There is no point in this show that can be considered a success. The script, which clocks in at a plodding, painful 27 minutes is a incoherent mess. The characters lack definition and most of the lines are clunky when they aren’t being misogynistic or homophobic. None of the characters are likable but the thing is – they aren’t hatable either. They are simply collections of words on a page with no connection to the way real people have ever behaved.
The direction is clueless. Most characters are given a spot on the stage and rarely stray more than six feet from that point. One actor was cast to play a character younger than the main character and he was clearly older than her.
Could you change the lines to fix the problem, perhaps?
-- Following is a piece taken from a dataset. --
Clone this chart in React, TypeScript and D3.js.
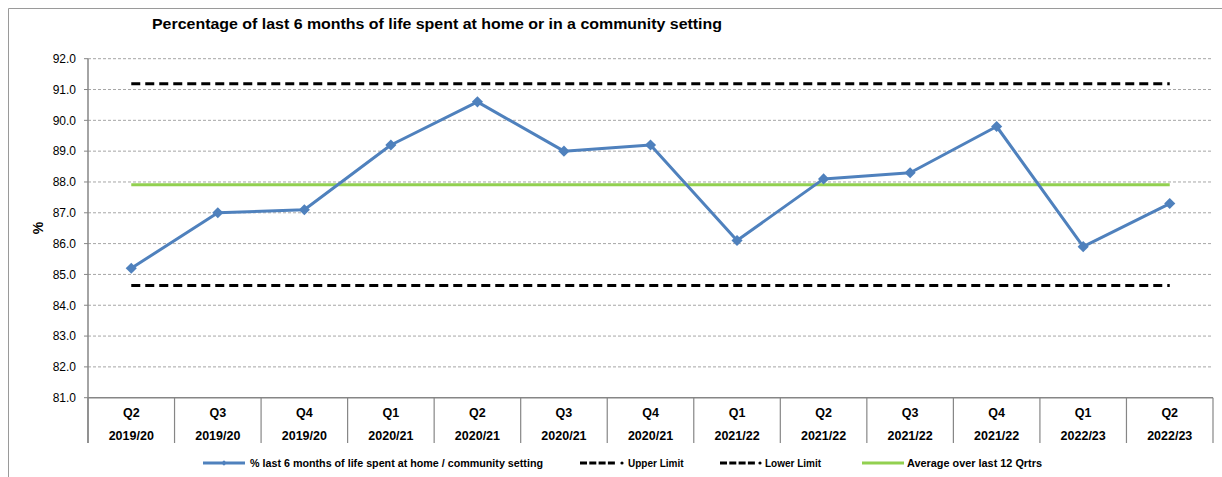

There was a box placed conspicuously downstage center and it’s entire purpose was to allow the lead to put her leg up and flash her “hairy bush” (a repeated line of dialogue) at the other characters on stage. Every time the actress moved that direction, we knew what was going to happen.
The acting, due in no small part to the poor direction, was horrible. Line delivery lacked any kind of emotional depth or even, in a lot of cases, memorization. Movement was nonsensical and almost self conscious.
Could all of this be some kind of elaborate joke? Could the intent have been to create something this awful? Was the audience a victim of a prank?
Reading the show description on the website, I don’t believe it was a prank. The show is just bad.
And yes, it was created by people. But some of those people needed to know better. Being an actor in a bad show is hard. The best actors, though, at least try to make sure that their part of that show doesn’t suck.
Nobody was pulling their weight. Nobody was trying to elevate the material.
It is easy to make fun of a bad show and certainly there were unintentional laughs throughout. But if I’m going to be fair to the people who made it, I think the biggest crime was that nobody involved seemed to be trying to make it better. And that means they either didn’t realize how bad it was (which is scary) or they just didn’t care any more.